Exercise details
Transcribe everything in the data word for word. Pictures are left out.

Stored data
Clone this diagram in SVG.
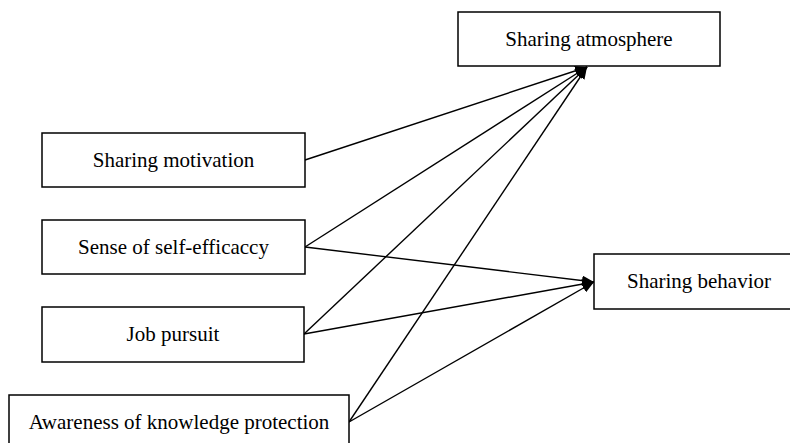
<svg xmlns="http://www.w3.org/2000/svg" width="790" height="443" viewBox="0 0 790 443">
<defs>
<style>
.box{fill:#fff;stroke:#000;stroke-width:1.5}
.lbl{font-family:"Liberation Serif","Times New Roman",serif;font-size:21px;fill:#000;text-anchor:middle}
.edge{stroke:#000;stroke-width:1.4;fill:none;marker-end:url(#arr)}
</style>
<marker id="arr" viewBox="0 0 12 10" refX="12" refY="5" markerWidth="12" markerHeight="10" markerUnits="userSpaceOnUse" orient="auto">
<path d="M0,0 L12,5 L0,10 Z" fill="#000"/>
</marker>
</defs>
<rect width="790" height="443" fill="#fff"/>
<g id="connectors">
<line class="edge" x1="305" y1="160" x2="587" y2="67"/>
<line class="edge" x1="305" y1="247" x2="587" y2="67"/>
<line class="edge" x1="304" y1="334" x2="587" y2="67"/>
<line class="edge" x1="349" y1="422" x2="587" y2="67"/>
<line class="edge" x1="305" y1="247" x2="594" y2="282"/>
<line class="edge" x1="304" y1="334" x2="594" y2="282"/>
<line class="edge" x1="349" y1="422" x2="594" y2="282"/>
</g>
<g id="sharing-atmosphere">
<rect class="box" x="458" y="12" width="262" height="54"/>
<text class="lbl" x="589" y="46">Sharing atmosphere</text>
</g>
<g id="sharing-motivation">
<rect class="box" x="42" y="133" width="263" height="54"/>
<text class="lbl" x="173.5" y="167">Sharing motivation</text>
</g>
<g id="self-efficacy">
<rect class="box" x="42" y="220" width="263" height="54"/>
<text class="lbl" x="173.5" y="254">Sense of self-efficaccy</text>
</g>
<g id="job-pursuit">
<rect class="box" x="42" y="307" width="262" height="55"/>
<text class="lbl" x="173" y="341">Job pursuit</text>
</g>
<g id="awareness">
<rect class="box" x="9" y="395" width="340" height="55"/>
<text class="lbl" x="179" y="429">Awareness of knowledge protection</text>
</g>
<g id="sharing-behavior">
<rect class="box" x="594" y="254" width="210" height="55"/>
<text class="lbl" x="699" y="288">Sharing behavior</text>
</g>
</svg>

Problem solution
Clone this diagram in SVG.
<svg xmlns="http://www.w3.org/2000/svg" width="790" height="443" viewBox="0 0 790 443">
<defs>
<style>
.box{fill:#fff;stroke:#000;stroke-width:1.5}
.lbl{font-family:"Liberation Serif","Times New Roman",serif;font-size:21px;fill:#000;text-anchor:middle}
.edge{stroke:#000;stroke-width:1.4;fill:none;marker-end:url(#arr)}
</style>
<marker id="arr" viewBox="0 0 12 10" refX="12" refY="5" markerWidth="12" markerHeight="10" markerUnits="userSpaceOnUse" orient="auto">
<path d="M0,0 L12,5 L0,10 Z" fill="#000"/>
</marker>
</defs>
<rect width="790" height="443" fill="#fff"/>
<g id="connectors">
<line class="edge" x1="305" y1="160" x2="587" y2="67"/>
<line class="edge" x1="305" y1="247" x2="587" y2="67"/>
<line class="edge" x1="304" y1="334" x2="587" y2="67"/>
<line class="edge" x1="349" y1="422" x2="587" y2="67"/>
<line class="edge" x1="305" y1="247" x2="594" y2="282"/>
<line class="edge" x1="304" y1="334" x2="594" y2="282"/>
<line class="edge" x1="349" y1="422" x2="594" y2="282"/>
</g>
<g id="sharing-atmosphere">
<rect class="box" x="458" y="12" width="262" height="54"/>
<text class="lbl" x="589" y="46">Sharing atmosphere</text>
</g>
<g id="sharing-motivation">
<rect class="box" x="42" y="133" width="263" height="54"/>
<text class="lbl" x="173.5" y="167">Sharing motivation</text>
</g>
<g id="self-efficacy">
<rect class="box" x="42" y="220" width="263" height="54"/>
<text class="lbl" x="173.5" y="254">Sense of self-efficaccy</text>
</g>
<g id="job-pursuit">
<rect class="box" x="42" y="307" width="262" height="55"/>
<text class="lbl" x="173" y="341">Job pursuit</text>
</g>
<g id="awareness">
<rect class="box" x="9" y="395" width="340" height="55"/>
<text class="lbl" x="179" y="429">Awareness of knowledge protection</text>
</g>
<g id="sharing-behavior">
<rect class="box" x="594" y="254" width="210" height="55"/>
<text class="lbl" x="699" y="288">Sharing behavior</text>
</g>
</svg>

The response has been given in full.